# [W] Terradon right wing [H] £ or left wing



## Tim/Steve (Jan 25, 2009)

That terradon flies like it has 2 left wings... well there's a good reason for that.

I'm looking for a terradon right wing, of either style (but not OOP). If anyone has one hanging around in their bits box or otherwise I'm interested.
If it helps I have a spare left wing to trade  ... or there is always paypal.


----------



## Rhino 88 (Jan 1, 2012)

Sorry Tim/steve....if you'd of said Tyranid Gargoyle that wouldn't have been a problem.! best of luck..


----------



## Tim/Steve (Jan 25, 2009)

yeah, but then they're plastic and I could have just gone and seen Mr Bits&Kits about it...


----------



## khrone forever (Dec 13, 2010)

by OOP do you mean not these ????


----------



## Tim/Steve (Jan 25, 2009)

Yeah, that's the newer of the 2 OOP models that I know of.
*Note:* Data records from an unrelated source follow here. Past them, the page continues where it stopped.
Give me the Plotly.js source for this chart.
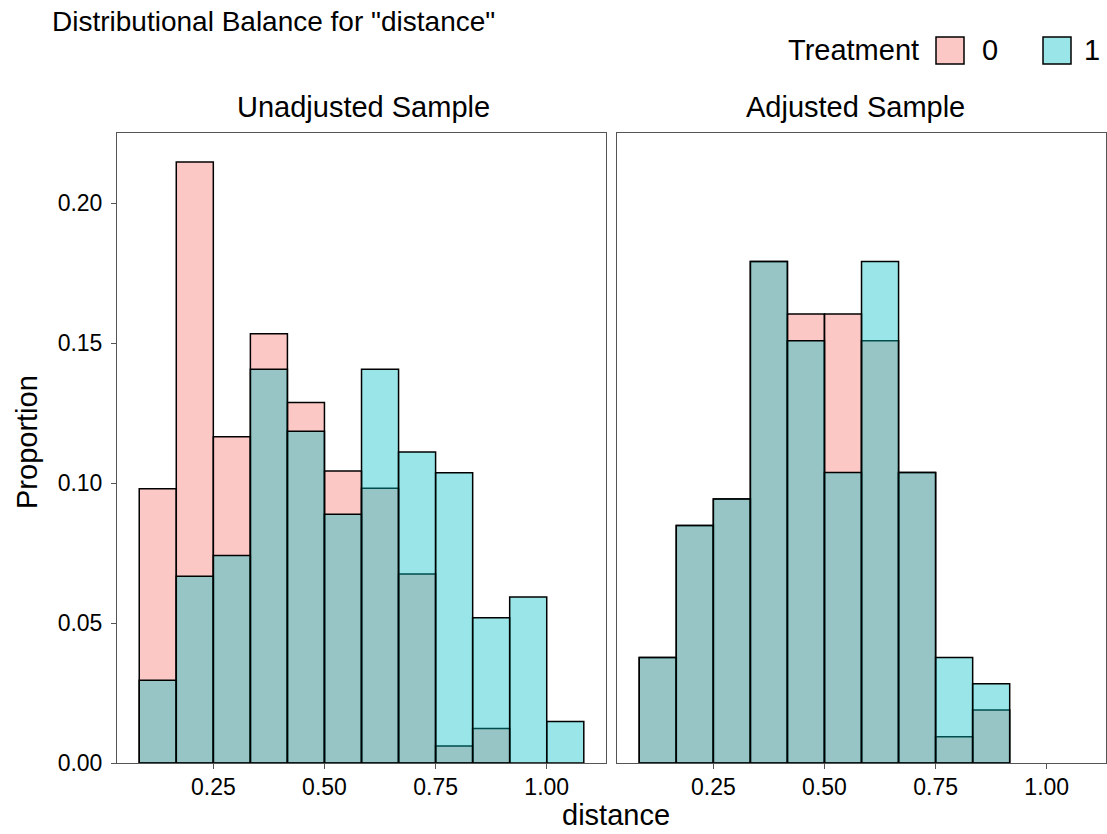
<!DOCTYPE html>
<html>
<head>
<meta charset="utf-8">
<script src="https://cdn.plot.ly/plotly-3.0.1.min.js"></script>
<style>html,body{margin:0;padding:0;background:#fff;}#chart{width:1107px;height:834px;}</style>
</head>
<body>
<div id="chart"></div>
<script>
// ---- data ----
var binCenters = [0.1250, 0.2083, 0.2917, 0.3750, 0.4583, 0.5417, 0.6250, 0.7083, 0.7917, 0.8750, 0.9583, 1.0417];
var binWidth = 0.08333;
var groups = ["0", "1"];
var panels = ["Unadjusted Sample", "Adjusted Sample"];
var unadjusted0 = [0.0980, 0.2147, 0.1166, 0.1534, 0.1288, 0.1043, 0.0982, 0.0675, 0.0061, 0.0123, 0, 0];
var unadjusted1 = [0.0296, 0.0667, 0.0741, 0.1407, 0.1185, 0.0889, 0.1407, 0.1111, 0.1037, 0.0519, 0.0593, 0.0148];
var adjusted0   = [0.0377, 0.0849, 0.0943, 0.1792, 0.1604, 0.1604, 0.1509, 0.1038, 0.0094, 0.0189, 0, 0];
var adjusted1   = [0.0377, 0.0849, 0.0943, 0.1792, 0.1509, 0.1038, 0.1792, 0.1038, 0.0377, 0.0283, 0, 0];
var xTicks = [0.25, 0.50, 0.75, 1.00];
var xTickText = ["0.25", "0.50", "0.75", "1.00"];
var yTicks = [0, 0.05, 0.10, 0.15, 0.20];
var yTickText = ["0.00", "0.05", "0.10", "0.15", "0.20"];

// ---- styling ----
var FONT = "Liberation Sans, Arial, Helvetica, sans-serif";
var fills = ["rgba(248,118,109,0.4)", "rgba(0,191,196,0.4)"];
var lineCol = "#555555";
var W = 1107, H = 834, ML = 117, MR = 1, MT = 133, MB = 71;
var PW = W - ML - MR, PH = H - MT - MB;
function px(x) { return (x - ML) / PW; }
function py(y) { return (H - MB - y) / PH; }
function nz(a) { return a.map(function (v) { return v === 0 ? null : v; }); }

function barTrace(vals, g, xa, ya) {
  return {
    type: "bar", x: binCenters, y: nz(vals), width: binWidth,
    xaxis: xa, yaxis: ya, name: groups[g], showlegend: false,
    marker: { color: fills[g], line: { color: "#000000", width: 1.5 } },
    hoverinfo: "x+y"
  };
}
var data = [
  barTrace(unadjusted0, 0, "x", "y"),
  barTrace(unadjusted1, 1, "x", "y"),
  barTrace(adjusted0, 0, "x2", "y2"),
  barTrace(adjusted1, 1, "x2", "y2")
];

var xr = [0.0333, 1.1333], yr = [0, 0.2251];
function xAxis(dom, anchor) {
  return {
    domain: dom, anchor: anchor, range: xr, tickmode: "array", tickvals: xTicks, ticktext: xTickText,
    ticks: "outside", ticklen: 5, tickcolor: lineCol, tickwidth: 1, ticklabelstandoff: -2,
    showline: true, linecolor: lineCol, linewidth: 1, mirror: true,
    showgrid: false, zeroline: false,
    tickfont: { family: FONT, size: 23, color: "#000" }
  };
}
function yAxis(anchor, labels) {
  return {
    domain: [0, 1], anchor: anchor, range: yr, tickmode: "array", tickvals: yTicks, ticktext: yTickText,
    ticks: labels ? "outside" : "", ticklen: 5, tickcolor: lineCol, tickwidth: 1,
    showticklabels: labels, ticklabelstandoff: 4,
    showline: true, linecolor: lineCol, linewidth: 1, mirror: true,
    showgrid: false, zeroline: false,
    tickfont: { family: FONT, size: 23, color: "#000" }
  };
}

var ann = [];
function txt(t, x, y, size, xanchor, angle) {
  ann.push({ text: t, xref: "paper", yref: "paper", x: px(x), y: py(y), showarrow: false,
    xanchor: xanchor || "center", yanchor: "middle", textangle: angle || 0,
    font: { family: FONT, size: size, color: "#000" } });
}
txt('Distributional Balance for "distance"', 50, 22, 28, "left");
txt(panels[0], 363, 107, 29);
txt(panels[1], 855, 107, 29);
txt("distance", 616, 815, 29);
txt("Proportion", 27, 442, 29, "center", -90);
txt("Treatment", 921, 50, 29, "right");
txt(groups[0], 980, 50, 29, "left");
txt(groups[1], 1082, 50, 29, "left");

var shapes = [
  { type: "rect", xref: "paper", yref: "paper", x0: px(936), x1: px(964), y0: py(64), y1: py(37),
    fillcolor: fills[0], line: { color: "#000", width: 1.5 } },
  { type: "rect", xref: "paper", yref: "paper", x0: px(1043), x1: px(1071), y0: py(64), y1: py(37),
    fillcolor: fills[1], line: { color: "#000", width: 1.5 } }
];

var layout = {
  width: W, height: H,
  margin: { l: ML, r: MR, t: MT, b: MB, pad: 0 },
  paper_bgcolor: "#ffffff", plot_bgcolor: "#ffffff",
  barmode: "overlay", bargap: 0,
  showlegend: false,
  xaxis: xAxis([0, 489 / PW], "y"),
  yaxis: yAxis("x", true),
  xaxis2: xAxis([500 / PW, 1], "y2"),
  yaxis2: yAxis("x2", false),
  annotations: ann,
  shapes: shapes
};

Plotly.newPlot("chart", data, layout, { displayModeBar: false, staticPlot: true });
</script>
</body>
</html>
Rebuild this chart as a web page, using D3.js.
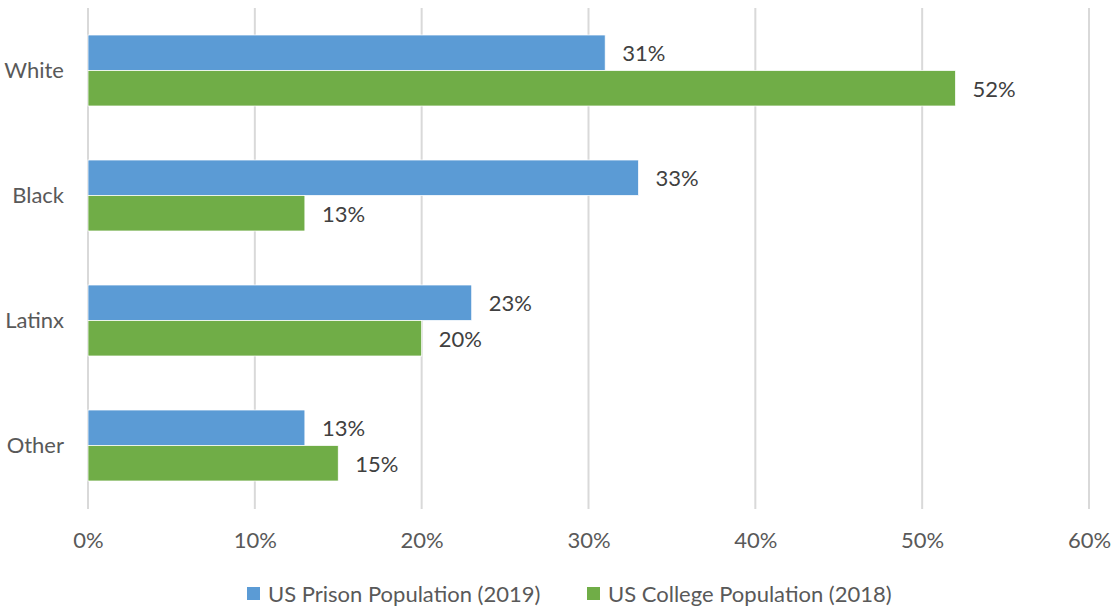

The rider is the same as the current one but he terradon is different.

These are the current ones:


----------



## khrone forever (Dec 13, 2010)

so do you want the winds for the ones you have got pics of?


----------



## Tim/Steve (Jan 25, 2009)

Yeah, I'm after either style from the pics I've posted... I have 2 for the left, one of each type, but nothing to match.


----------